> Directions for this task
Copy the data precisely, character for character, and leave out every picture.
:::
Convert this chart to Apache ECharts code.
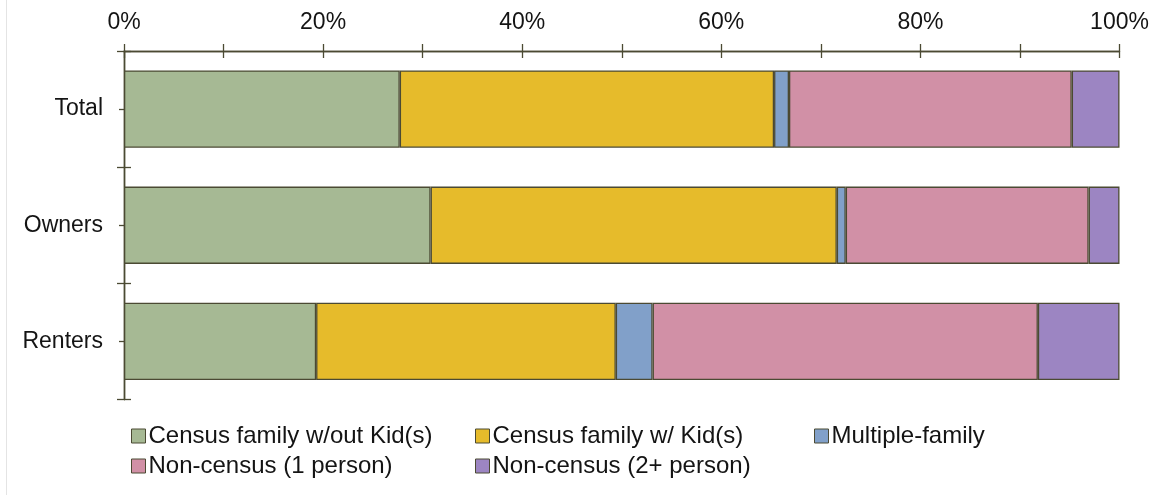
<!DOCTYPE html>
<html>
<head>
<meta charset="utf-8">
<script src="https://cdn.jsdelivr.net/npm/echarts@6/dist/echarts.min.js"></script>
<style>
  html, body { margin: 0; padding: 0; background: #fff; }
  #chart { width: 1154px; height: 495px; }
</style>
</head>
<body>
<div id="chart"></div>
<script>
// Household composition by tenure, share of households (%)
const categories = ['Total', 'Owners', 'Renters'];
const seriesNames = [
  'Census family w/out Kid(s)',
  'Census family w/ Kid(s)',
  'Multiple-family',
  'Non-census (1 person)',
  'Non-census (2+ person)'
];
const noKids    = [27.7, 30.8, 19.3];
const withKids  = [37.6, 40.8, 30.1];
const multiFam  = [1.5, 0.9, 3.7];
const onePerson = [28.4, 24.4, 38.7];
const twoPlus   = [4.8, 3.1, 8.2];
const xTicks = [0, 20, 40, 60, 80, 100];

const colors = ['#a6b994', '#e6bb2b', '#81a0c9', '#d190a6', '#9c85c2'];
const values = [noKids, withKids, multiFam, onePerson, twoPlus];
const ink = '#4b4a33';
const textColor = '#141414';
const font = "'Liberation Sans', Arial, sans-serif";
const fontSize = 23;

const chart = echarts.init(document.getElementById('chart'));

const grid = { left: 124, top: 51, width: 995.5, height: 348.5 };

function xAxisDef(inside, showLabel) {
  return {
    type: 'value', position: 'top', min: 0, max: 100, interval: 10,
    axisLine: { show: true, lineStyle: { color: ink, width: 1.3 } },
    axisTick: { show: true, inside: inside, length: 7, lineStyle: { color: ink, width: 1.3 } },
    splitLine: { show: false },
    axisLabel: {
      show: showLabel, margin: 17, color: textColor, fontSize: fontSize, fontFamily: font,
      formatter: v => xTicks.indexOf(v) >= 0 ? v + '%' : ''
    }
  };
}

function yAxisDef(opts) {
  return Object.assign({
    type: 'category', data: categories, inverse: true, position: 'left',
    axisLine: { show: true, lineStyle: { color: ink, width: 1.3 } },
    axisTick: { show: true, length: 7, lineStyle: { color: ink, width: 1.3 } },
    axisLabel: { show: false }
  }, opts);
}

chart.setOption({
  backgroundColor: '#fff',
  animation: false,
  grid: grid,
  xAxis: [xAxisDef(false, true), xAxisDef(true, false)],
  yAxis: [
    yAxisDef({
      axisLabel: { show: true, margin: 21, color: textColor, fontSize: fontSize, fontFamily: font }
    }),
    yAxisDef({ axisTick: { show: true, inside: true, length: 7, lineStyle: { color: ink, width: 1.3 } } }),
    yAxisDef({ axisTick: { show: true, alignWithLabel: true, length: 5, lineStyle: { color: ink, width: 1.3 } } })
  ],
  legend: [
    { data: [seriesNames[0], seriesNames[3]], left: 131, top: 424 },
    { data: [seriesNames[1], seriesNames[4]], left: 475, top: 424 },
    { data: [seriesNames[2]], left: 814, top: 424 }
  ].map(l => Object.assign({
    orient: 'vertical', itemGap: 6, itemWidth: 14, itemHeight: 14, icon: 'rect',
    padding: 0,
    textStyle: { color: textColor, fontSize: 24, fontFamily: font, padding: [0, 0, 0, -2] },
    itemStyle: { borderColor: ink, borderWidth: 1 }
  }, l)),
  graphic: [{
    type: 'line', shape: { x1: 6.5, y1: 0, x2: 6.5, y2: 495 },
    style: { stroke: '#e4e4e4', lineWidth: 1 }
  }],
  series: seriesNames.map((name, i) => ({
    name: name, type: 'bar', stack: 'share',
    xAxisIndex: 0, yAxisIndex: 0,
    barCategoryGap: '33.5%',
    data: values[i],
    itemStyle: { color: colors[i], borderColor: ink, borderWidth: 1.3 }
  }))
});
</script>
</body>
</html>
:::
> Complete output
Convert this chart to Apache ECharts code.
<!DOCTYPE html>
<html>
<head>
<meta charset="utf-8">
<script src="https://cdn.jsdelivr.net/npm/echarts@6/dist/echarts.min.js"></script>
<style>
  html, body { margin: 0; padding: 0; background: #fff; }
  #chart { width: 1154px; height: 495px; }
</style>
</head>
<body>
<div id="chart"></div>
<script>
// Household composition by tenure, share of households (%)
const categories = ['Total', 'Owners', 'Renters'];
const seriesNames = [
  'Census family w/out Kid(s)',
  'Census family w/ Kid(s)',
  'Multiple-family',
  'Non-census (1 person)',
  'Non-census (2+ person)'
];
const noKids    = [27.7, 30.8, 19.3];
const withKids  = [37.6, 40.8, 30.1];
const multiFam  = [1.5, 0.9, 3.7];
const onePerson = [28.4, 24.4, 38.7];
const twoPlus   = [4.8, 3.1, 8.2];
const xTicks = [0, 20, 40, 60, 80, 100];

const colors = ['#a6b994', '#e6bb2b', '#81a0c9', '#d190a6', '#9c85c2'];
const values = [noKids, withKids, multiFam, onePerson, twoPlus];
const ink = '#4b4a33';
const textColor = '#141414';
const font = "'Liberation Sans', Arial, sans-serif";
const fontSize = 23;

const chart = echarts.init(document.getElementById('chart'));

const grid = { left: 124, top: 51, width: 995.5, height: 348.5 };

function xAxisDef(inside, showLabel) {
  return {
    type: 'value', position: 'top', min: 0, max: 100, interval: 10,
    axisLine: { show: true, lineStyle: { color: ink, width: 1.3 } },
    axisTick: { show: true, inside: inside, length: 7, lineStyle: { color: ink, width: 1.3 } },
    splitLine: { show: false },
    axisLabel: {
      show: showLabel, margin: 17, color: textColor, fontSize: fontSize, fontFamily: font,
      formatter: v => xTicks.indexOf(v) >= 0 ? v + '%' : ''
    }
  };
}

function yAxisDef(opts) {
  return Object.assign({
    type: 'category', data: categories, inverse: true, position: 'left',
    axisLine: { show: true, lineStyle: { color: ink, width: 1.3 } },
    axisTick: { show: true, length: 7, lineStyle: { color: ink, width: 1.3 } },
    axisLabel: { show: false }
  }, opts);
}

chart.setOption({
  backgroundColor: '#fff',
  animation: false,
  grid: grid,
  xAxis: [xAxisDef(false, true), xAxisDef(true, false)],
  yAxis: [
    yAxisDef({
      axisLabel: { show: true, margin: 21, color: textColor, fontSize: fontSize, fontFamily: font }
    }),
    yAxisDef({ axisTick: { show: true, inside: true, length: 7, lineStyle: { color: ink, width: 1.3 } } }),
    yAxisDef({ axisTick: { show: true, alignWithLabel: true, length: 5, lineStyle: { color: ink, width: 1.3 } } })
  ],
  legend: [
    { data: [seriesNames[0], seriesNames[3]], left: 131, top: 424 },
    { data: [seriesNames[1], seriesNames[4]], left: 475, top: 424 },
    { data: [seriesNames[2]], left: 814, top: 424 }
  ].map(l => Object.assign({
    orient: 'vertical', itemGap: 6, itemWidth: 14, itemHeight: 14, icon: 'rect',
    padding: 0,
    textStyle: { color: textColor, fontSize: 24, fontFamily: font, padding: [0, 0, 0, -2] },
    itemStyle: { borderColor: ink, borderWidth: 1 }
  }, l)),
  graphic: [{
    type: 'line', shape: { x1: 6.5, y1: 0, x2: 6.5, y2: 495 },
    style: { stroke: '#e4e4e4', lineWidth: 1 }
  }],
  series: seriesNames.map((name, i) => ({
    name: name, type: 'bar', stack: 'share',
    xAxisIndex: 0, yAxisIndex: 0,
    barCategoryGap: '33.5%',
    data: values[i],
    itemStyle: { color: colors[i], borderColor: ink, borderWidth: 1.3 }
  }))
});
</script>
</body>
</html>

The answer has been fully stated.